*DATA SHOWN:*
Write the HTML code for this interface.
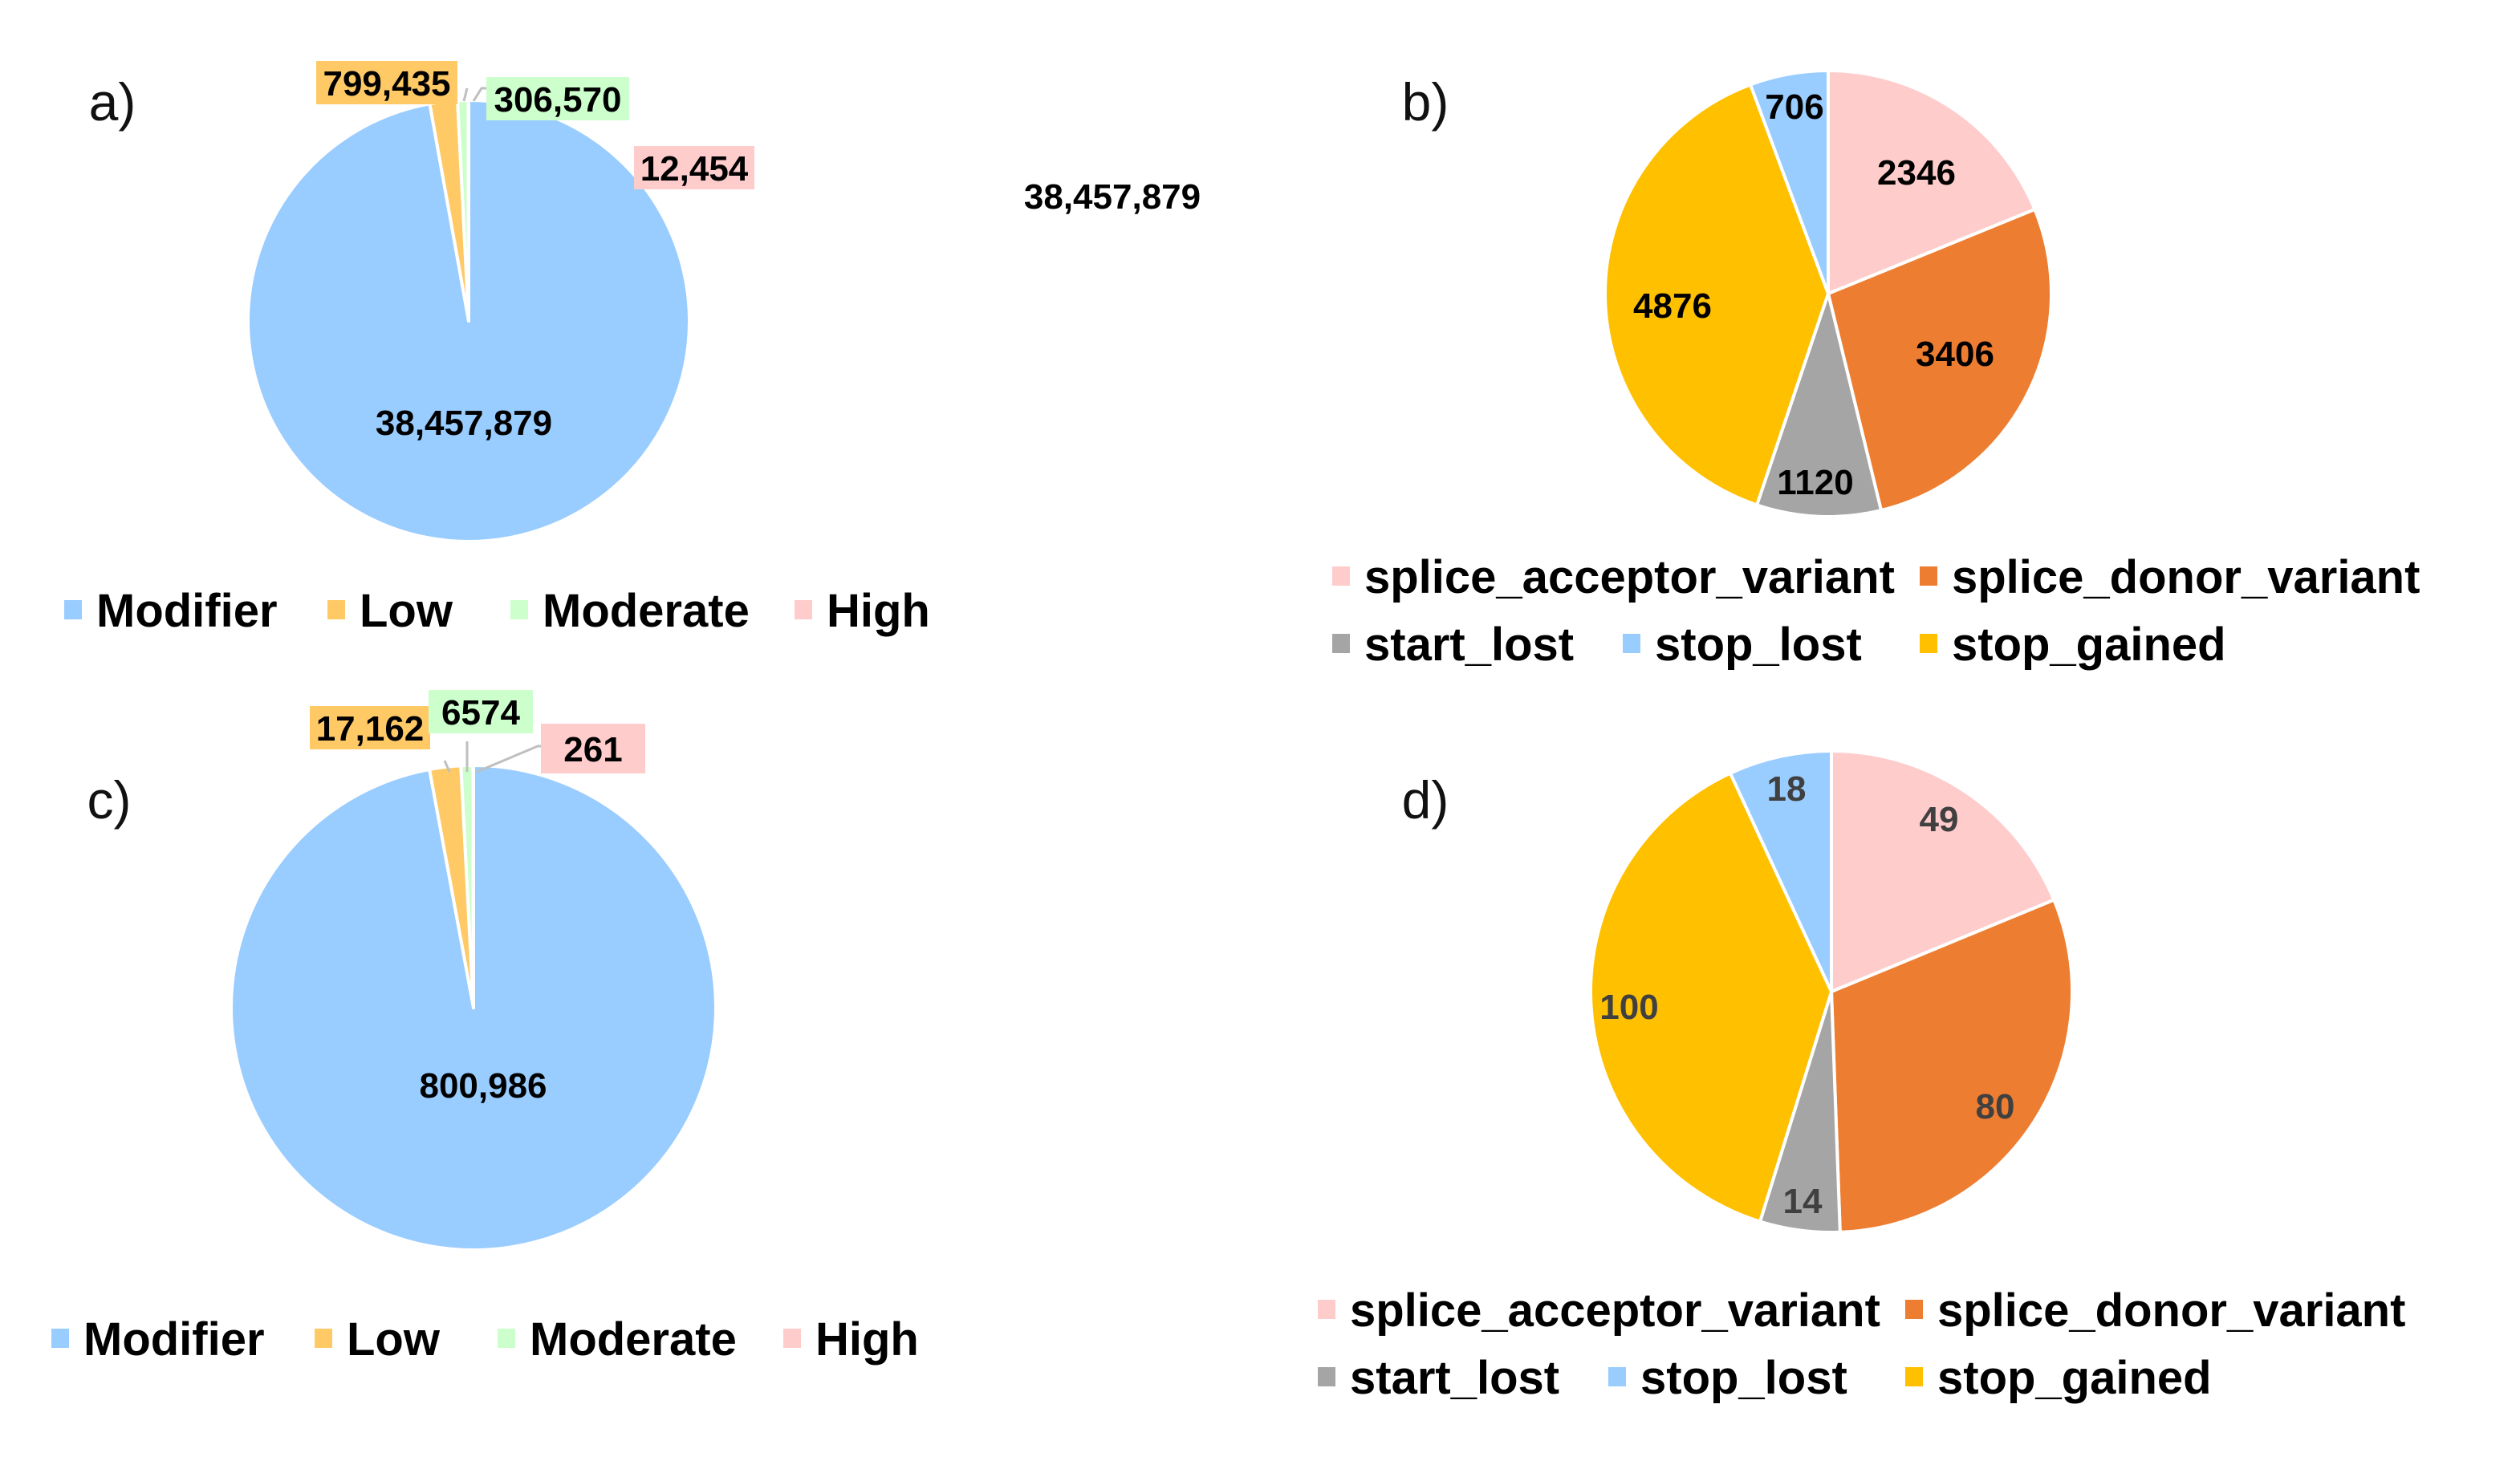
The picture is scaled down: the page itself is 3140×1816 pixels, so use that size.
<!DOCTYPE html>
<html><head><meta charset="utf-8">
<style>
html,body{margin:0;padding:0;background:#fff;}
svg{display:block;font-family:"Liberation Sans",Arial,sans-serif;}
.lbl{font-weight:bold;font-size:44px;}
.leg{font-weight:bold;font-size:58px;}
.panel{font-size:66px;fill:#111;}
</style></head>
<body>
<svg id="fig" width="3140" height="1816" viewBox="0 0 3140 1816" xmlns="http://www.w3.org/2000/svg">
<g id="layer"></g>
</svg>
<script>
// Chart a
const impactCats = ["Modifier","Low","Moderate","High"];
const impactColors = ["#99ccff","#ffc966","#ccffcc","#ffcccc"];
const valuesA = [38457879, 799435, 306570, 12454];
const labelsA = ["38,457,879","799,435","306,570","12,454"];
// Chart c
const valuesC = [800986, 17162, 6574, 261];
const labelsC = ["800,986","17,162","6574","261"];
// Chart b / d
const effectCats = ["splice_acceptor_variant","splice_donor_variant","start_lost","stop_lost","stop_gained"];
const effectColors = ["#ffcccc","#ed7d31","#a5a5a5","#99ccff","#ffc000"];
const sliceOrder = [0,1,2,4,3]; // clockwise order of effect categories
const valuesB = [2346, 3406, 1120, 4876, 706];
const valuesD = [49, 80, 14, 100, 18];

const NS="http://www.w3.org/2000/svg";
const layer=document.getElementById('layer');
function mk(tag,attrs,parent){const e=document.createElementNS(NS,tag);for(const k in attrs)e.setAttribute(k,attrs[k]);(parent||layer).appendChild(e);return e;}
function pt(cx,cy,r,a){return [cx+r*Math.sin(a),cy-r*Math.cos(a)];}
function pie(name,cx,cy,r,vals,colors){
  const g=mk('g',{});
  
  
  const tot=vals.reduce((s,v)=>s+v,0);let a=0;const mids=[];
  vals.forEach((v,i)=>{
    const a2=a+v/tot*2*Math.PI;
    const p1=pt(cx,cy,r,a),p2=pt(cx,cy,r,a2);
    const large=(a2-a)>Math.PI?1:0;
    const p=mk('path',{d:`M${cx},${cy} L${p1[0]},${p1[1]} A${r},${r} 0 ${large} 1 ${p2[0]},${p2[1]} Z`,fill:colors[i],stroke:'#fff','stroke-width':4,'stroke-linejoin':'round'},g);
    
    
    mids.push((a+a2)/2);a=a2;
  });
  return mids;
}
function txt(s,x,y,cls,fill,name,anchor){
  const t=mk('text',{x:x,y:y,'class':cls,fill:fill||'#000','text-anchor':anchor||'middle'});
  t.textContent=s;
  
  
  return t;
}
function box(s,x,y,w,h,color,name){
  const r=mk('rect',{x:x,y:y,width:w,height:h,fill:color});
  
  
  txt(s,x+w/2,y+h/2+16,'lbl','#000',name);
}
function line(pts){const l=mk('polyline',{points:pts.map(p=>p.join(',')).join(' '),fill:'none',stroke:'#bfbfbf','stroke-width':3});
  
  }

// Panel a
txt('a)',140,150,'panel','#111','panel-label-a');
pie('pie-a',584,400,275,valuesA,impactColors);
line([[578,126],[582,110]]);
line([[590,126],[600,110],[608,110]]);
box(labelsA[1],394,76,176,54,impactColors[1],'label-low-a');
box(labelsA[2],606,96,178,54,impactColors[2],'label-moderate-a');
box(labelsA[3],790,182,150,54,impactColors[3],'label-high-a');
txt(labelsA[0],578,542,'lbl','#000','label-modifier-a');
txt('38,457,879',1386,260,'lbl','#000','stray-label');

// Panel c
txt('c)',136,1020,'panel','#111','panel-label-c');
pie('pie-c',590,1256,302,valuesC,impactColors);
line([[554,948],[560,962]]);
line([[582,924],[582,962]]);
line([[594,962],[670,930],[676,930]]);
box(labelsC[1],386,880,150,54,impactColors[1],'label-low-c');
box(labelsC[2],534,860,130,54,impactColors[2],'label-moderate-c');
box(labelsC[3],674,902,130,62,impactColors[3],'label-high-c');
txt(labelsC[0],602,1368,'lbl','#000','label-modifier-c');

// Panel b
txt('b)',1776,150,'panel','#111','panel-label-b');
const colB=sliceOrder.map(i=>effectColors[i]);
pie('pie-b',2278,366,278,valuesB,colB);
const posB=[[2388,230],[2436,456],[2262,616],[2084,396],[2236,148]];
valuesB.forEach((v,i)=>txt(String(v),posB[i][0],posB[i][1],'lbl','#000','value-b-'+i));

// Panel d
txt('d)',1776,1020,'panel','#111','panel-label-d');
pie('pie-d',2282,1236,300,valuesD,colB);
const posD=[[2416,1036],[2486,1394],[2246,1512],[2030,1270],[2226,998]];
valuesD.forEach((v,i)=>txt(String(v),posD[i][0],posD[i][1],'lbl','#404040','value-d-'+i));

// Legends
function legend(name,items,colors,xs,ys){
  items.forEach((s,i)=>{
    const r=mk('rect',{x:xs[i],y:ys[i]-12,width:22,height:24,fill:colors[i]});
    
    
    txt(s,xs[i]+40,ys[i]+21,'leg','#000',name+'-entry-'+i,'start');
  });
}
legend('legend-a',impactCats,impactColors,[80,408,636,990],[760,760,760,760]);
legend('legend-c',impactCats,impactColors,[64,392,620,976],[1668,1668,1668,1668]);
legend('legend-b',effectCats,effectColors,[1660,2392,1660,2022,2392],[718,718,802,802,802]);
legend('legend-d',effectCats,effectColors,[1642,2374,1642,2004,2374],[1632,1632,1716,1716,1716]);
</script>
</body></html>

*EXERCISE:* Without the pictures, transcribe the listing above exactly.

*EXERCISE ANSWER:*
Write the HTML code for this interface.
The picture is scaled down: the page itself is 3140×1816 pixels, so use that size.
<!DOCTYPE html>
<html><head><meta charset="utf-8">
<style>
html,body{margin:0;padding:0;background:#fff;}
svg{display:block;font-family:"Liberation Sans",Arial,sans-serif;}
.lbl{font-weight:bold;font-size:44px;}
.leg{font-weight:bold;font-size:58px;}
.panel{font-size:66px;fill:#111;}
</style></head>
<body>
<svg id="fig" width="3140" height="1816" viewBox="0 0 3140 1816" xmlns="http://www.w3.org/2000/svg">
<g id="layer"></g>
</svg>
<script>
// Chart a
const impactCats = ["Modifier","Low","Moderate","High"];
const impactColors = ["#99ccff","#ffc966","#ccffcc","#ffcccc"];
const valuesA = [38457879, 799435, 306570, 12454];
const labelsA = ["38,457,879","799,435","306,570","12,454"];
// Chart c
const valuesC = [800986, 17162, 6574, 261];
const labelsC = ["800,986","17,162","6574","261"];
// Chart b / d
const effectCats = ["splice_acceptor_variant","splice_donor_variant","start_lost","stop_lost","stop_gained"];
const effectColors = ["#ffcccc","#ed7d31","#a5a5a5","#99ccff","#ffc000"];
const sliceOrder = [0,1,2,4,3]; // clockwise order of effect categories
const valuesB = [2346, 3406, 1120, 4876, 706];
const valuesD = [49, 80, 14, 100, 18];

const NS="http://www.w3.org/2000/svg";
const layer=document.getElementById('layer');
function mk(tag,attrs,parent){const e=document.createElementNS(NS,tag);for(const k in attrs)e.setAttribute(k,attrs[k]);(parent||layer).appendChild(e);return e;}
function pt(cx,cy,r,a){return [cx+r*Math.sin(a),cy-r*Math.cos(a)];}
function pie(name,cx,cy,r,vals,colors){
  const g=mk('g',{});
  
  
  const tot=vals.reduce((s,v)=>s+v,0);let a=0;const mids=[];
  vals.forEach((v,i)=>{
    const a2=a+v/tot*2*Math.PI;
    const p1=pt(cx,cy,r,a),p2=pt(cx,cy,r,a2);
    const large=(a2-a)>Math.PI?1:0;
    const p=mk('path',{d:`M${cx},${cy} L${p1[0]},${p1[1]} A${r},${r} 0 ${large} 1 ${p2[0]},${p2[1]} Z`,fill:colors[i],stroke:'#fff','stroke-width':4,'stroke-linejoin':'round'},g);
    
    
    mids.push((a+a2)/2);a=a2;
  });
  return mids;
}
function txt(s,x,y,cls,fill,name,anchor){
  const t=mk('text',{x:x,y:y,'class':cls,fill:fill||'#000','text-anchor':anchor||'middle'});
  t.textContent=s;
  
  
  return t;
}
function box(s,x,y,w,h,color,name){
  const r=mk('rect',{x:x,y:y,width:w,height:h,fill:color});
  
  
  txt(s,x+w/2,y+h/2+16,'lbl','#000',name);
}
function line(pts){const l=mk('polyline',{points:pts.map(p=>p.join(',')).join(' '),fill:'none',stroke:'#bfbfbf','stroke-width':3});
  
  }

// Panel a
txt('a)',140,150,'panel','#111','panel-label-a');
pie('pie-a',584,400,275,valuesA,impactColors);
line([[578,126],[582,110]]);
line([[590,126],[600,110],[608,110]]);
box(labelsA[1],394,76,176,54,impactColors[1],'label-low-a');
box(labelsA[2],606,96,178,54,impactColors[2],'label-moderate-a');
box(labelsA[3],790,182,150,54,impactColors[3],'label-high-a');
txt(labelsA[0],578,542,'lbl','#000','label-modifier-a');
txt('38,457,879',1386,260,'lbl','#000','stray-label');

// Panel c
txt('c)',136,1020,'panel','#111','panel-label-c');
pie('pie-c',590,1256,302,valuesC,impactColors);
line([[554,948],[560,962]]);
line([[582,924],[582,962]]);
line([[594,962],[670,930],[676,930]]);
box(labelsC[1],386,880,150,54,impactColors[1],'label-low-c');
box(labelsC[2],534,860,130,54,impactColors[2],'label-moderate-c');
box(labelsC[3],674,902,130,62,impactColors[3],'label-high-c');
txt(labelsC[0],602,1368,'lbl','#000','label-modifier-c');

// Panel b
txt('b)',1776,150,'panel','#111','panel-label-b');
const colB=sliceOrder.map(i=>effectColors[i]);
pie('pie-b',2278,366,278,valuesB,colB);
const posB=[[2388,230],[2436,456],[2262,616],[2084,396],[2236,148]];
valuesB.forEach((v,i)=>txt(String(v),posB[i][0],posB[i][1],'lbl','#000','value-b-'+i));

// Panel d
txt('d)',1776,1020,'panel','#111','panel-label-d');
pie('pie-d',2282,1236,300,valuesD,colB);
const posD=[[2416,1036],[2486,1394],[2246,1512],[2030,1270],[2226,998]];
valuesD.forEach((v,i)=>txt(String(v),posD[i][0],posD[i][1],'lbl','#404040','value-d-'+i));

// Legends
function legend(name,items,colors,xs,ys){
  items.forEach((s,i)=>{
    const r=mk('rect',{x:xs[i],y:ys[i]-12,width:22,height:24,fill:colors[i]});
    
    
    txt(s,xs[i]+40,ys[i]+21,'leg','#000',name+'-entry-'+i,'start');
  });
}
legend('legend-a',impactCats,impactColors,[80,408,636,990],[760,760,760,760]);
legend('legend-c',impactCats,impactColors,[64,392,620,976],[1668,1668,1668,1668]);
legend('legend-b',effectCats,effectColors,[1660,2392,1660,2022,2392],[718,718,802,802,802]);
legend('legend-d',effectCats,effectColors,[1642,2374,1642,2004,2374],[1632,1632,1716,1716,1716]);
</script>
</body></html>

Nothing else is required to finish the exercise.